VANCOUVER (CCN) — A Vancouver woman who fought for Catholic health care and the values of faith-based institutions across the nation has received a prestigious national award.
Susan House has spent decades working to keep Canadian religious hospitals in the hands of their founding congregations, raising awareness of the need for spiritual care in hospitals, and discussing ethics and end-of-life issues across Canada and in the U.S.
For her many efforts, the Catholic Health Alliance of Canada (CHAC) has granted her the Lifetime Achievement Award for 2017.
“She is a real leader and has an ability to bring people together around issues and find solutions and help to get the issues addressed,” said CHAC president Michael Shea.
“Her leadership at the provincial level, her engagement at the national level, her international involvement, and her many years of dedicated service to Catholic health care just needed to be recognized.”
House told The B.C. Catholic she was surprised she was chosen to receive the national award.
“I’ve always seen the work that I’ve done in Catholic health care as a group effort. One person can’t take the credit for the good work that’s done.”
Msgr. Bernard Rossi, episcopal vicar for health care in the Archdiocese of Vancouver, said House has made a tremendous impact in the last 20 years.
“She made presentations to the government and to the senate on various health-care issues over the years and has been a strong advocate for the catholicity of our Catholic institutions.”
House was a key member of the Denominational Health Association, a non-profit created to negotiate an agreement with the B.C. government to keep faith-based health care institutions in the hands of the communities who founded them. The agreement was signed in 1995.
“The government guarantees certain autonomy: we have our own administration, our own CEOs, our own boards, and we are allowed to abide by our own principles of our faith-based communities,” said Rossi.

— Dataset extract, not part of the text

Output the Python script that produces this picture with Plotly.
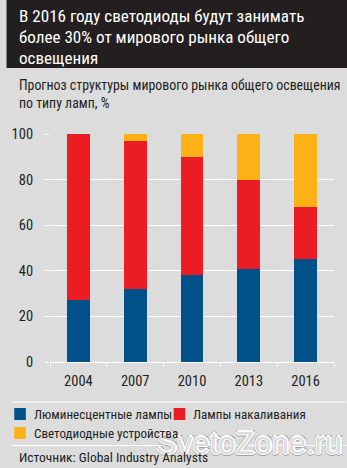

It was an important win for House. “We have freedom of religion in this country and there are people who believe that faith has a role to play in health care,” she said. “I honestly believe that 100 per cent and I always fought for that, no matter what faith you were.”
She was confident the agreement would not fail, since the Catholic Church has been in the health care business for hundreds of years.
House is also on the Society Board for Providence Residential and Community Care, was on the steering committee of the CHAC, defended spiritual care, promoted palliative care, and collaborated with professionals and governments across Canada and in parts of the U.S.
She remembers when the Fraser Health Authority cut a dozen full-time spiritual care jobs in 2009. “We worked really hard to make the health authority come around to seeing that they had been misguided in their thinking.” In response, the Minister of Health’s Spiritual Care Council developed recommendations for spiritual care in B.C. House was a member of that council.
“Looking after a person’s spirit is vital to caring for the whole person,” she said. “A lot of people equate spiritual care with religion. One of the things I’ve always believed and continue to believe is spiritual care could involve religion, but it doesn’t always. There are people who have no faith who also need their spirits tended to. You have to meet people where they are.”
Rossi said House was well-known at the health minister’s office and was “highly respected for her advocacy in spiritual care in all hospitals.” She also gave many educational presentations at various churches about ethics, health care, and human dignity.
In her acceptance speech, House also recounted a few losses, including the closures of some Catholic hospitals and the legalization of assisted suicide.
House, a grandmother of four, retired as executive director in 2016, the same year she received the Cross Pro Ecclesia et Pontifice, the highest papal award a lay person can receive. She continues to volunteer for the health association.